Sharpy borrows null-conditional access ?. from C#, which short-circuits field/property/method access if the object is absent, causing the entire expression to return an absent value instead of continuing with the evaluation.

It works with both T? (Optional[T]) and T | None (C# nullable):

# With T | None (C# nullable)
result = obj?.method()       # Returns None if obj is None
value = obj?.field           # Returns None if obj is None
nested = obj?.field?.nested  # Chains null checks

# With T? (Optional)
name: str? = get_name()
upper = name?.upper()        # Returns str? (None() if name is None())

Return Types

The return type depends on the operand type:

  • x?.foo where x: T | None → returns U | None (C# nullable)
  • x?.foo where x: T? → returns U? (Optional)
# C# nullable propagates C# nullable
raw: str | None = dotnet_api()
length = raw?.len()              # length is int | None

# Optional propagates Optional
safe: str? = get_name()
length = safe?.len()             # length is int?

Implementation - ✅ Native - For T | None, maps to C# ?. operator (C# 6.0+). - 🔄 Lowered - For T? (Optional[T]), compiler generates match on Some/None().

Optional (Tagged Union)

The Optional[T] tagged union (written as T?) works with null-conditional access, with its empty case (None()) being treated similarly to bare None:

maybe_str: str? = Some("HELLO")
val = maybe_str?.lower()  # val is str? = Some("hello")

maybe_str = None()
maybe_val = maybe_str?.len()  # maybe_val is int? = None()

In this situation, the return type is U? where U is the expected type of the entire expression if it had evaluated.

Nullable Flattening

When ?. accesses a member whose type is already nullable or optional, the compiler flattens the result to avoid double-wrapping.
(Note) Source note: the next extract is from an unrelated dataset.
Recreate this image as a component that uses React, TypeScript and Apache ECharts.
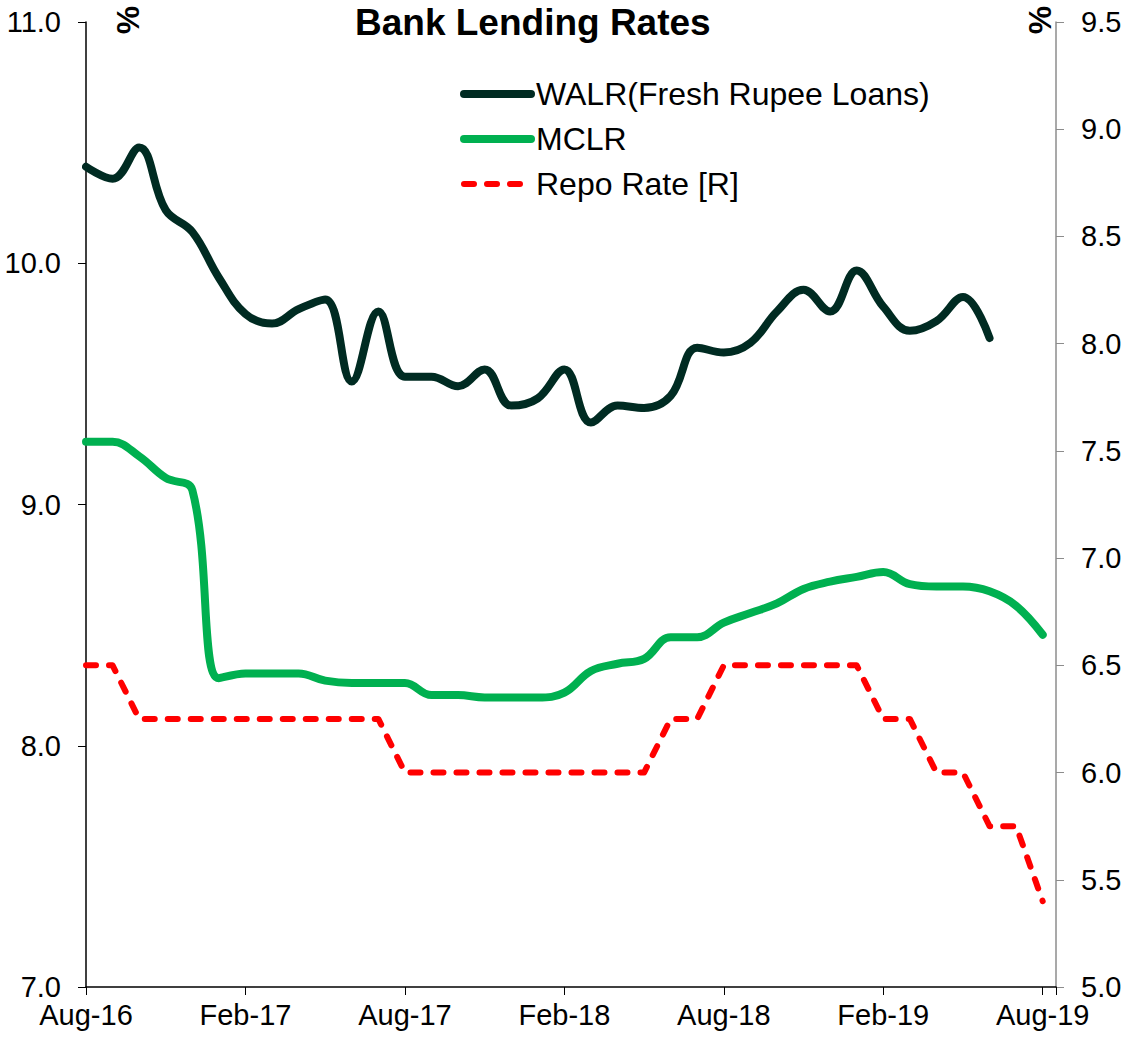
import React, { useEffect, useRef } from "react";
import * as echarts from "echarts";

const months = [
  "Aug-16", "Sep-16", "Oct-16", "Nov-16", "Dec-16", "Jan-17", "Feb-17", "Mar-17", "Apr-17", "May-17", "Jun-17", "Jul-17",
  "Aug-17", "Sep-17", "Oct-17", "Nov-17", "Dec-17", "Jan-18", "Feb-18", "Mar-18", "Apr-18", "May-18", "Jun-18", "Jul-18",
  "Aug-18", "Sep-18", "Oct-18", "Nov-18", "Dec-18", "Jan-19", "Feb-19", "Mar-19", "Apr-19", "May-19", "Jun-19", "Jul-19",
  "Aug-19",
];

const walr = [
  10.40, 10.35, 10.48, 10.22, 10.13, 9.94, 9.79, 9.75, 9.81, 9.85, 9.51, 9.80,
  9.53, 9.53, 9.49, 9.56, 9.41, 9.44, 9.56, 9.34, 9.41, 9.40, 9.45, 9.65,
  9.63, 9.67, 9.80, 9.89, 9.80, 9.97, 9.82, 9.72, 9.76, 9.86, 9.69,
];

const mclr = [
  9.26, 9.26, 9.20, 9.11, 9.06, 8.28, 8.30, 8.30, 8.30, 8.27, 8.26, 8.26,
  8.26, 8.21, 8.21, 8.20, 8.20, 8.20, 8.22, 8.31, 8.34, 8.36, 8.45, 8.45,
  8.51, 8.55, 8.59, 8.65, 8.68, 8.70, 8.72, 8.67, 8.66, 8.66, 8.64, 8.58,
  8.46,
];

const repo = [
  6.5, 6.5, 6.25, 6.25, 6.25, 6.25, 6.25, 6.25, 6.25, 6.25, 6.25, 6.25,
  6.0, 6.0, 6.0, 6.0, 6.0, 6.0, 6.0, 6.0, 6.0, 6.0, 6.25, 6.25,
  6.5, 6.5, 6.5, 6.5, 6.5, 6.5, 6.25, 6.25, 6.0, 6.0, 5.75, 5.75,
  5.40,
];

const FONT = "'Liberation Sans', Arial, sans-serif";

export default function App() {
  const ref = useRef<HTMLDivElement>(null);

  useEffect(() => {
    document.body.style.margin = "0";
    if (!ref.current) return;
    const chart = echarts.init(ref.current, null, { renderer: "svg" });

    const toPairs = (arr: number[]) => arr.map((v, i) => [i, v]);

    chart.setOption({
      animation: false,
      backgroundColor: "#ffffff",
      textStyle: { fontFamily: FONT },
      title: {
        text: "Bank Lending Rates",
        left: 350,
        top: -1,
        textStyle: { fontFamily: FONT, fontSize: 37, fontWeight: "bold", color: "#000" },
      },
      graphic: [
        {
          type: "text",
          x: 128,
          y: 20,
          rotation: Math.PI / 2,
          style: {
            text: "%",
            font: `bold 32px ${FONT}`,
            fill: "#000",
            textAlign: "center",
            textVerticalAlign: "middle",
          },
        },
        {
          type: "text",
          x: 1040,
          y: 20,
          rotation: Math.PI / 2,
          style: {
            text: "%",
            font: `bold 32px ${FONT}`,
            fill: "#000",
            textAlign: "center",
            textVerticalAlign: "middle",
          },
        },
      ],
      legend: {
        orient: "vertical",
        left: 460,
        top: 78,
        padding: 0,
        itemWidth: 67,
        itemHeight: 14,
        itemGap: 13,
        textStyle: { fontFamily: FONT, fontSize: 32, color: "#000", lineHeight: 32 },
        data: [
          {
            name: "WALR(Fresh Rupee Loans)",
            itemStyle: { opacity: 0 },
            lineStyle: { width: 8, color: "#002B22", cap: "round" },
          },
          {
            name: "MCLR",
            itemStyle: { opacity: 0 },
            lineStyle: { width: 8, color: "#00B050", cap: "round" },
          },
          {
            name: "Repo Rate [R]",
            itemStyle: { opacity: 0 },
            lineStyle: { width: 6, color: "#FF0000", type: [10, 13], cap: "round" },
          },
        ],
      },
      grid: { left: 86, right: 74, top: 22, bottom: 50, containLabel: false },
      xAxis: {
        type: "value",
        min: 0,
        max: 36.5,
        interval: 6,
        axisLine: { show: true, lineStyle: { color: "#000", width: 1.5 } },
        axisTick: { show: true, length: 8, inside: false, lineStyle: { color: "#000" } },
        splitLine: { show: false },
        axisLabel: {
          fontFamily: FONT,
          fontSize: 29,
          color: "#000",
          margin: 13,
          formatter: (v: number) => {
            const i = Math.round(v);
            return Math.abs(v - i) < 1e-6 && i % 6 === 0 ? months[i] ?? "" : "";
          },
        },
      },
      yAxis: [
        {
          type: "value",
          min: 7,
          max: 11,
          interval: 1,
          position: "left",
          axisLine: { show: true, lineStyle: { color: "#000", width: 1.5 } },
          axisTick: { show: true, length: 8, inside: false, lineStyle: { color: "#000" } },
          splitLine: { show: false },
          axisLabel: {
            fontFamily: FONT,
            fontSize: 29,
            color: "#000",
            margin: 25,
            formatter: (v: number) => v.toFixed(1),
          },
        },
        {
          type: "value",
          min: 5,
          max: 9.5,
          interval: 0.5,
          position: "right",
          axisLine: { show: true, lineStyle: { color: "#8c8c8c", width: 1.5 } },
          axisTick: { show: true, length: 8, inside: false, lineStyle: { color: "#8c8c8c" } },
          splitLine: { show: false },
          axisLabel: {
            fontFamily: FONT,
            fontSize: 29,
            color: "#000",
            margin: 25,
            formatter: (v: number) => v.toFixed(1),
          },
        },
      ],
      series: [
        {
          name: "WALR(Fresh Rupee Loans)",
          type: "line",
          yAxisIndex: 0,
          data: toPairs(walr),
          smooth: 0.4,
          showSymbol: false,
          symbol: "none",
          color: "#002B22",
          lineStyle: { width: 8, color: "#002B22", cap: "round", join: "round" },
          z: 3,
        },
        {
          name: "MCLR",
          type: "line",
          yAxisIndex: 0,
          data: toPairs(mclr),
          smooth: 0.4,
          showSymbol: false,
          symbol: "none",
          color: "#00B050",
          lineStyle: { width: 8, color: "#00B050", cap: "round", join: "round" },
          z: 2,
        },
        {
          name: "Repo Rate [R]",
          type: "line",
          yAxisIndex: 1,
          data: toPairs(repo),
          smooth: false,
          showSymbol: false,
          symbol: "none",
          color: "#FF0000",
          lineStyle: { width: 6, color: "#FF0000", type: [10, 13], cap: "round", join: "round" },
          z: 1,
        },
      ],
    });

    return () => {
      chart.dispose();
    };
  }, []);

  return <div ref={ref} style={{ width: 1130, height: 1037 }} />;
}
Without flattening, x?.get_label() where get_label() returns str? would produce str?? (an optional of an optional), which is not a valid type.

The rule: if the accessed member already returns T? (Optional) or T | None (C# nullable), the ?. operator does not add another layer of wrapping. The result type is the member's own type, unchanged.

class Inner:
    label: str?
    def __init__(self, label: str?):
        self.label = label
    def get_label(self) -> str?:
        return self.label

class Outer:
    inner: Inner?
    def __init__(self, inner: Inner?):
        self.inner = inner
    def get_inner(self) -> Inner?:
        return self.inner

o: Outer? = Some(Outer(Some(Inner(Some("hello")))))

# Method returning str? via ?. — result is str?, NOT str??
r1: str? = o?.get_inner()?.get_label()

# Field of type str? via ?. — result is str?, NOT str??
r2: str? = o?.get_inner()?.label

# Non-optional member (int) via ?. — wrapped once to int?
r3: int? = o?.get_inner()?.value   # value: int → int?

This applies uniformly to fields, properties, and method return types, for both T? (Optional) and T | None (C# nullable) operand types.